* **WORK TO BE COMPLETED**:
Take the lines of the data below from the very first through the line containing "plt.rcParams['font.family'] = ['Liberation" and output them exactly, pictures excluded.

---- DATA BLOCK

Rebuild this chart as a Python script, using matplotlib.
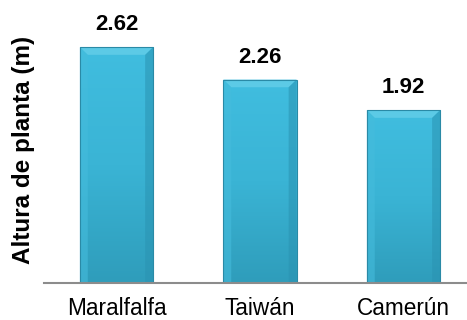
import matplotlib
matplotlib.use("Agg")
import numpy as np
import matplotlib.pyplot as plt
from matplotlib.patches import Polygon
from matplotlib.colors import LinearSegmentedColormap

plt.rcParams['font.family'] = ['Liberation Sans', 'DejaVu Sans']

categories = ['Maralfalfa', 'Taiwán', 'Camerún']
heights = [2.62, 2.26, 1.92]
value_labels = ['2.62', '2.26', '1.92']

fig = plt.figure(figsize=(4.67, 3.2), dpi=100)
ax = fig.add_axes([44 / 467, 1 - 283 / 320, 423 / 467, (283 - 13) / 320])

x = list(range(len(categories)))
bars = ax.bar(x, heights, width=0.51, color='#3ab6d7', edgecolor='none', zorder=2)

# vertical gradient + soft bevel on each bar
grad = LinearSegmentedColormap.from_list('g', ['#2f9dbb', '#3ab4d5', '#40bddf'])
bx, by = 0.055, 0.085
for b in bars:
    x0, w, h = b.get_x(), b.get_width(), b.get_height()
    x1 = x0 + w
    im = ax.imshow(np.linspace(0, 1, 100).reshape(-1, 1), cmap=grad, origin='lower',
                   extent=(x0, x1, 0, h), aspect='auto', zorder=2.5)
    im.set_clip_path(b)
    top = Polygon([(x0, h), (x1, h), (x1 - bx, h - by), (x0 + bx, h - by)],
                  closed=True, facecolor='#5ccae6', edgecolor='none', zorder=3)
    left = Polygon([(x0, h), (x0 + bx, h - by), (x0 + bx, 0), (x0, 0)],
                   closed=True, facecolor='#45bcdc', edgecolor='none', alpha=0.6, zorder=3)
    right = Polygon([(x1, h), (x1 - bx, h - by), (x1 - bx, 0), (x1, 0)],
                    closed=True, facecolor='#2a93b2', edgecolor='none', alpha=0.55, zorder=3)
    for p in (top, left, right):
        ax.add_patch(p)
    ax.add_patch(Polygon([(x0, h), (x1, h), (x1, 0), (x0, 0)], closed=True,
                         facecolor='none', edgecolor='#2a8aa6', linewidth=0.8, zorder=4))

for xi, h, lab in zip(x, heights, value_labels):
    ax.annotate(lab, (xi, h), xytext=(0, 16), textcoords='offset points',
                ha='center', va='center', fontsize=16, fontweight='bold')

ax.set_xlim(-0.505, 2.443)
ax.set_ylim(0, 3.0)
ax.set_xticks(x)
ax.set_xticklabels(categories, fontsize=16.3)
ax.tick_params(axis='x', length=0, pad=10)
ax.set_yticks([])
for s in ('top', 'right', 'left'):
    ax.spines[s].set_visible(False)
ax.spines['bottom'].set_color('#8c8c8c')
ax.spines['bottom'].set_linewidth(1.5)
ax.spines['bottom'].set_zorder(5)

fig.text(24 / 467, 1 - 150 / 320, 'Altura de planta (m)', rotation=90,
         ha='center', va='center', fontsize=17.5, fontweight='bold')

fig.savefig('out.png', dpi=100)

--------

* **RESULT**:
Rebuild this chart as a Python script, using matplotlib.
import matplotlib
matplotlib.use("Agg")
import numpy as np
import matplotlib.pyplot as plt
from matplotlib.patches import Polygon
from matplotlib.colors import LinearSegmentedColormap

plt.rcParams['font.family'] = ['Liberation Sans', 'DejaVu Sans']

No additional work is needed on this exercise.